** BEGIN **
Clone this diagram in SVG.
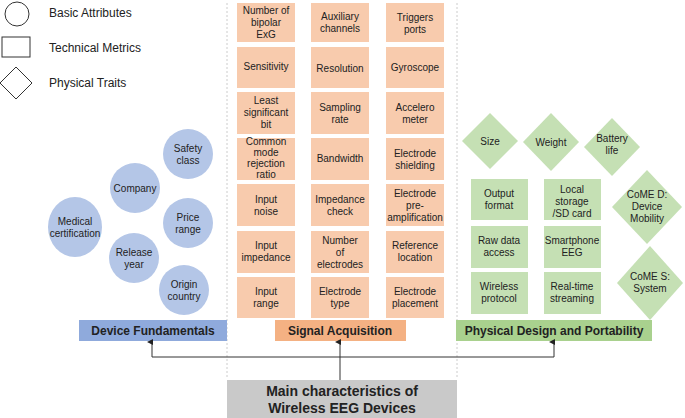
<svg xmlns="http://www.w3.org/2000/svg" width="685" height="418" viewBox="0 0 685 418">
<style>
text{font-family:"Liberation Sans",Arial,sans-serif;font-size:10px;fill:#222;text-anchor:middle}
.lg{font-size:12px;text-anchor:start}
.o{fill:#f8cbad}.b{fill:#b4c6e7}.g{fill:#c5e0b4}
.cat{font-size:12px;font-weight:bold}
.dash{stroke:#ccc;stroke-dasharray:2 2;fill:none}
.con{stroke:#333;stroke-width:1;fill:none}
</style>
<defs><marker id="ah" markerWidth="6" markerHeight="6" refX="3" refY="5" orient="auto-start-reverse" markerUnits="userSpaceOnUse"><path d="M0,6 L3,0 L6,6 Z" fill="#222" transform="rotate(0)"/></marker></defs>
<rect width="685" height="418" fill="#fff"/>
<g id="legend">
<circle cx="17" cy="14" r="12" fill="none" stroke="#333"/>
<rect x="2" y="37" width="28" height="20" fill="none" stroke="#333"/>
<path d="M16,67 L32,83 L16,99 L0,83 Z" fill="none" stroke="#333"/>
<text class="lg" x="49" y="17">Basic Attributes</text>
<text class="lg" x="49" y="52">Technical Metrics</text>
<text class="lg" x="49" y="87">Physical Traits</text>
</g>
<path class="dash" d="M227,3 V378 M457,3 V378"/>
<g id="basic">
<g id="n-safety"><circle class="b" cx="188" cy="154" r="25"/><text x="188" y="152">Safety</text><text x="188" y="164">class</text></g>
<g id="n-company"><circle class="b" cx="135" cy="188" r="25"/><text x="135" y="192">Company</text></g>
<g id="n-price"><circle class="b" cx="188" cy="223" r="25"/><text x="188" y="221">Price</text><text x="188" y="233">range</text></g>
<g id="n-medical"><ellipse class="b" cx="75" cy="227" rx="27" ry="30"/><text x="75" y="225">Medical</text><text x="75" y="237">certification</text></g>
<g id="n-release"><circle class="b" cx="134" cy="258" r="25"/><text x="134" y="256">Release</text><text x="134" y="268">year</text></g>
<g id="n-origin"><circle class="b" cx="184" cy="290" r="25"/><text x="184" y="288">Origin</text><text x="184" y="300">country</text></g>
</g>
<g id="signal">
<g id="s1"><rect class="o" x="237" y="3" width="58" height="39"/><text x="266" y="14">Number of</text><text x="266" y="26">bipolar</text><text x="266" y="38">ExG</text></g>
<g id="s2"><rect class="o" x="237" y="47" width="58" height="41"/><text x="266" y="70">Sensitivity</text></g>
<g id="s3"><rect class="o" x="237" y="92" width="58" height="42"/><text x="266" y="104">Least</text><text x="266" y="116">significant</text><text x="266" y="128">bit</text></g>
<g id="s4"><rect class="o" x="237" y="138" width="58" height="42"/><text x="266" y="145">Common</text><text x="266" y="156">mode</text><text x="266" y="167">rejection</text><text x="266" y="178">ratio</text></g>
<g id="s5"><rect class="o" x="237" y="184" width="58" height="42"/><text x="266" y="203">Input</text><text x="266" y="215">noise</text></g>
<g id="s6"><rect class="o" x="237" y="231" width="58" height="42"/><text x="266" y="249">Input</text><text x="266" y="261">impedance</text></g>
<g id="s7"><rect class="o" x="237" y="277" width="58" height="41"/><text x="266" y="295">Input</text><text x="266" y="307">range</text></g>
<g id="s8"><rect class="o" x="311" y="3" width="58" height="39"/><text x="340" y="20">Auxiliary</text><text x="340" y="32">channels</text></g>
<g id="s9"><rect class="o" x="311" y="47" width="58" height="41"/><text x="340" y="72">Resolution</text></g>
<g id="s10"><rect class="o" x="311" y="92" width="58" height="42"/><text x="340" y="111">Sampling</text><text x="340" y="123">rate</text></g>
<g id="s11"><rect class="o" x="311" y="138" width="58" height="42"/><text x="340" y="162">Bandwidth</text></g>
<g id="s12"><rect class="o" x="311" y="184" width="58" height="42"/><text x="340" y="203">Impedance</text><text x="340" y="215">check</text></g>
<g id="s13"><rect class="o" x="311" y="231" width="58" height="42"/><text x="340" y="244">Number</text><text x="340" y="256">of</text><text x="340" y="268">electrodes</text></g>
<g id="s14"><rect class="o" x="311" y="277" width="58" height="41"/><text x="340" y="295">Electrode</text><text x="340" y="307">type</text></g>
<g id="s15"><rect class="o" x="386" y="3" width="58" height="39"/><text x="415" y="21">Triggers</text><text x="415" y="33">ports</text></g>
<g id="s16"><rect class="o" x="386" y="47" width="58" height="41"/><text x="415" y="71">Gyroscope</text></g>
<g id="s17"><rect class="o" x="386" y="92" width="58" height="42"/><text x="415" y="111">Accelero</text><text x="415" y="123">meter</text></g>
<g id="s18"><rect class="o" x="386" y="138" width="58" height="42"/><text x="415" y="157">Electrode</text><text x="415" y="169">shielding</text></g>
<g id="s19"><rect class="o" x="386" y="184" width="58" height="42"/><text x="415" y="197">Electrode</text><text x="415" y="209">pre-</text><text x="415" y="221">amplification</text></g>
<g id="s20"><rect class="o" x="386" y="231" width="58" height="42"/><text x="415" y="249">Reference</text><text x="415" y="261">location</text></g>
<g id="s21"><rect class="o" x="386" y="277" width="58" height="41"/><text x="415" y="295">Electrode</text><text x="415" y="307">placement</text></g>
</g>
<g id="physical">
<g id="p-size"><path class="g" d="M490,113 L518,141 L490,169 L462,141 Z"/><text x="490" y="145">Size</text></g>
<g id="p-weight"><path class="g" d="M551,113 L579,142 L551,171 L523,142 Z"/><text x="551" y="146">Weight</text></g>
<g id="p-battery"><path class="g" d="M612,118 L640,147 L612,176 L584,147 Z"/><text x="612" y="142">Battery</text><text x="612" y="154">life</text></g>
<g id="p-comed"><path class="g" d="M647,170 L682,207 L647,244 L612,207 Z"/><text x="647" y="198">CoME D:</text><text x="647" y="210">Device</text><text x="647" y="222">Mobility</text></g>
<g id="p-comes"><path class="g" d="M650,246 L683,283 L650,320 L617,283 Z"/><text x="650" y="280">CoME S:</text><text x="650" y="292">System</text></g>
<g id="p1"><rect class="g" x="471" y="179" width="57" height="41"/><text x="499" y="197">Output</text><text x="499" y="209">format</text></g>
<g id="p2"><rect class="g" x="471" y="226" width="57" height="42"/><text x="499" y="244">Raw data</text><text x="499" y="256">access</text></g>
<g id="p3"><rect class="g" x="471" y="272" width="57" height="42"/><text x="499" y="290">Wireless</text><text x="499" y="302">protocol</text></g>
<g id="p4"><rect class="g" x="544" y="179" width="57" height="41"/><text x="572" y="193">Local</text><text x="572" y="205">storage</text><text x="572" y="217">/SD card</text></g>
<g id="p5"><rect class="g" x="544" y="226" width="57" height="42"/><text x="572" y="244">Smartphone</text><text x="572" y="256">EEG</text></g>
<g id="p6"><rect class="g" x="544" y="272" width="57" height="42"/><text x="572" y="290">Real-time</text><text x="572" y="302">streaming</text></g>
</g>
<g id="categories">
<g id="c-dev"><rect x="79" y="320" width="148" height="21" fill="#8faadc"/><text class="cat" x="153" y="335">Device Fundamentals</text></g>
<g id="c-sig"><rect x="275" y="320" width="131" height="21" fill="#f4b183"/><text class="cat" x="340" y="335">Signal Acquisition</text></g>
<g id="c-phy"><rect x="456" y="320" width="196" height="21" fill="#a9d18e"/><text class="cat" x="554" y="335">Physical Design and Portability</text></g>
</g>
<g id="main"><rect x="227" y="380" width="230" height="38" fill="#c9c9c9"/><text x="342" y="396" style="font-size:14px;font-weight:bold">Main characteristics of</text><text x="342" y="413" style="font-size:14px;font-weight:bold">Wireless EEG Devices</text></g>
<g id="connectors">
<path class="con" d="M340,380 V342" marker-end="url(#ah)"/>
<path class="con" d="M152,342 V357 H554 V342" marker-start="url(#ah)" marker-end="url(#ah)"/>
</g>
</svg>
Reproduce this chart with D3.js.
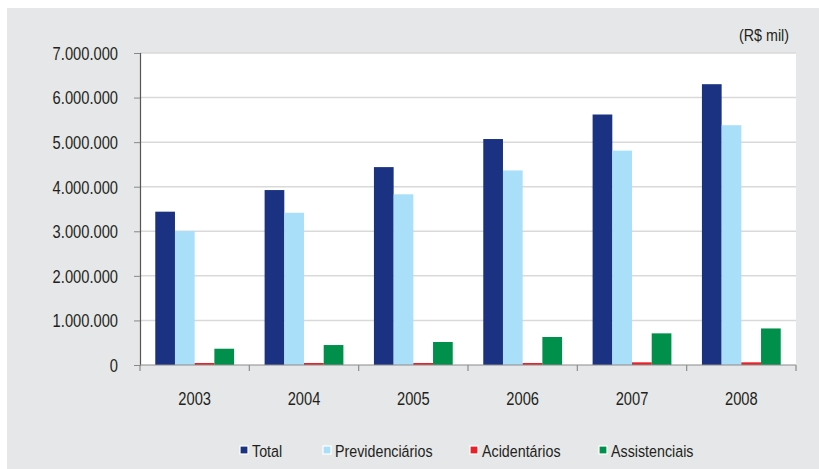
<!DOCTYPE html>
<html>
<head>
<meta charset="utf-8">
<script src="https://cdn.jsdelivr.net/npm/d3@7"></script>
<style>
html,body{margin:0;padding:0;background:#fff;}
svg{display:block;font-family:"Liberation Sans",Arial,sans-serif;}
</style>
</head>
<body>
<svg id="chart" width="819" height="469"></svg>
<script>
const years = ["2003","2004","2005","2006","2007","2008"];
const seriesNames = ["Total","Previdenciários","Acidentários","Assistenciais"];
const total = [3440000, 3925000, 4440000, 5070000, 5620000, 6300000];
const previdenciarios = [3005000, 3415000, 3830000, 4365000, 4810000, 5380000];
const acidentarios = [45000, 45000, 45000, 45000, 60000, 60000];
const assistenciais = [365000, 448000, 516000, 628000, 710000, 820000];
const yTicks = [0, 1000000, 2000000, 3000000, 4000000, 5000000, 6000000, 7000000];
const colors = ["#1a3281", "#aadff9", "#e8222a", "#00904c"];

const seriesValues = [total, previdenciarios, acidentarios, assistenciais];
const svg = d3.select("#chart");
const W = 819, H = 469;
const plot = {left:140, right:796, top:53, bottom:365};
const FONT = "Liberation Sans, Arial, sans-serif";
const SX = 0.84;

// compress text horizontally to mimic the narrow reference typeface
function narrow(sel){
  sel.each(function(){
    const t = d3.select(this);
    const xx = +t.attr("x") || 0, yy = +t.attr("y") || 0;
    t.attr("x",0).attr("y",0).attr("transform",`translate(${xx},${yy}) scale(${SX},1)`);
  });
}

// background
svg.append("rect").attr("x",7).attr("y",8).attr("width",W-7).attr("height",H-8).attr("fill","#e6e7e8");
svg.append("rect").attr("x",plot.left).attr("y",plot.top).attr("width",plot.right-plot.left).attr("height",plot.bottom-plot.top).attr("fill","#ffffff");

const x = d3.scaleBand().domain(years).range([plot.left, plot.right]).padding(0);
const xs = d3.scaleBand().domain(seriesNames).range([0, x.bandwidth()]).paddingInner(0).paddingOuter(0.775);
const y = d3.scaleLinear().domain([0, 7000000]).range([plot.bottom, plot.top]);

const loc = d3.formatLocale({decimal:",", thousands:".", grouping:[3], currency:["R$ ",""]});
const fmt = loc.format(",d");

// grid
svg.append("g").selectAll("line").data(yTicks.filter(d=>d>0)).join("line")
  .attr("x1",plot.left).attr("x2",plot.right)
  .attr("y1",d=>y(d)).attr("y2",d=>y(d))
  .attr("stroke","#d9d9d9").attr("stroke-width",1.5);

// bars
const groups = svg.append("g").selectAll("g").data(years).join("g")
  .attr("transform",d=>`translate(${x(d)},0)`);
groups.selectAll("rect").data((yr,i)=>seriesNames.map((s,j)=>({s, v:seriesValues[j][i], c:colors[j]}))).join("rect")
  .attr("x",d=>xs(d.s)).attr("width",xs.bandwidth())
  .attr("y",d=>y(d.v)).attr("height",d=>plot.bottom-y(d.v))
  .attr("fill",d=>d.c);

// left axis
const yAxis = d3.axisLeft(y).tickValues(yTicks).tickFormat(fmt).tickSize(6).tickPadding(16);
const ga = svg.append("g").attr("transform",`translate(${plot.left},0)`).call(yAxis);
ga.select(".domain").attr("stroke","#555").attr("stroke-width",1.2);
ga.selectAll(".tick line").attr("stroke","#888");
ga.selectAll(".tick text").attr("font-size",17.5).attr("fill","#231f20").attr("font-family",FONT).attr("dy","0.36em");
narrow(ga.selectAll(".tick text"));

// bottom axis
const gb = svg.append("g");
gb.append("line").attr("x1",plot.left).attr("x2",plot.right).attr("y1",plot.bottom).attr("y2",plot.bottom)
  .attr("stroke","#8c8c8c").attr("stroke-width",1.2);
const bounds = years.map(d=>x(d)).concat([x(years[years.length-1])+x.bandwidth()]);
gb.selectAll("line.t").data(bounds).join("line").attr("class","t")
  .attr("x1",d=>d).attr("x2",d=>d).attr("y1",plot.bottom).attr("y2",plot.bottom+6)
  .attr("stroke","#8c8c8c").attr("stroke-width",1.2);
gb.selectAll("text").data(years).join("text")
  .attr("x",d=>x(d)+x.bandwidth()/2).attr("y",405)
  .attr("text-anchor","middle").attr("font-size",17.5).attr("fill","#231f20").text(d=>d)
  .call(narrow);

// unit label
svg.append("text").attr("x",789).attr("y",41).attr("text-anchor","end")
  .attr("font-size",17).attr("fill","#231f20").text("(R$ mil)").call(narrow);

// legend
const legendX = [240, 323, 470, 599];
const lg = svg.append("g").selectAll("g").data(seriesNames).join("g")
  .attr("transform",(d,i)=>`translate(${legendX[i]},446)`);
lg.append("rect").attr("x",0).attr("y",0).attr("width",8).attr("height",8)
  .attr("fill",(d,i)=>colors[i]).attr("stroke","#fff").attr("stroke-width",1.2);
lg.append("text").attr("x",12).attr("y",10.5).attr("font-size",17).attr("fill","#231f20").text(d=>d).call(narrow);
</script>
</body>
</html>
** END **
* TO DO *
Identify every line above with the string "this" in it. Copy those lines.

* RESPONSE *
Clone this diagram in SVG.
Reproduce this chart with D3.js.
    const t = d3.select(this);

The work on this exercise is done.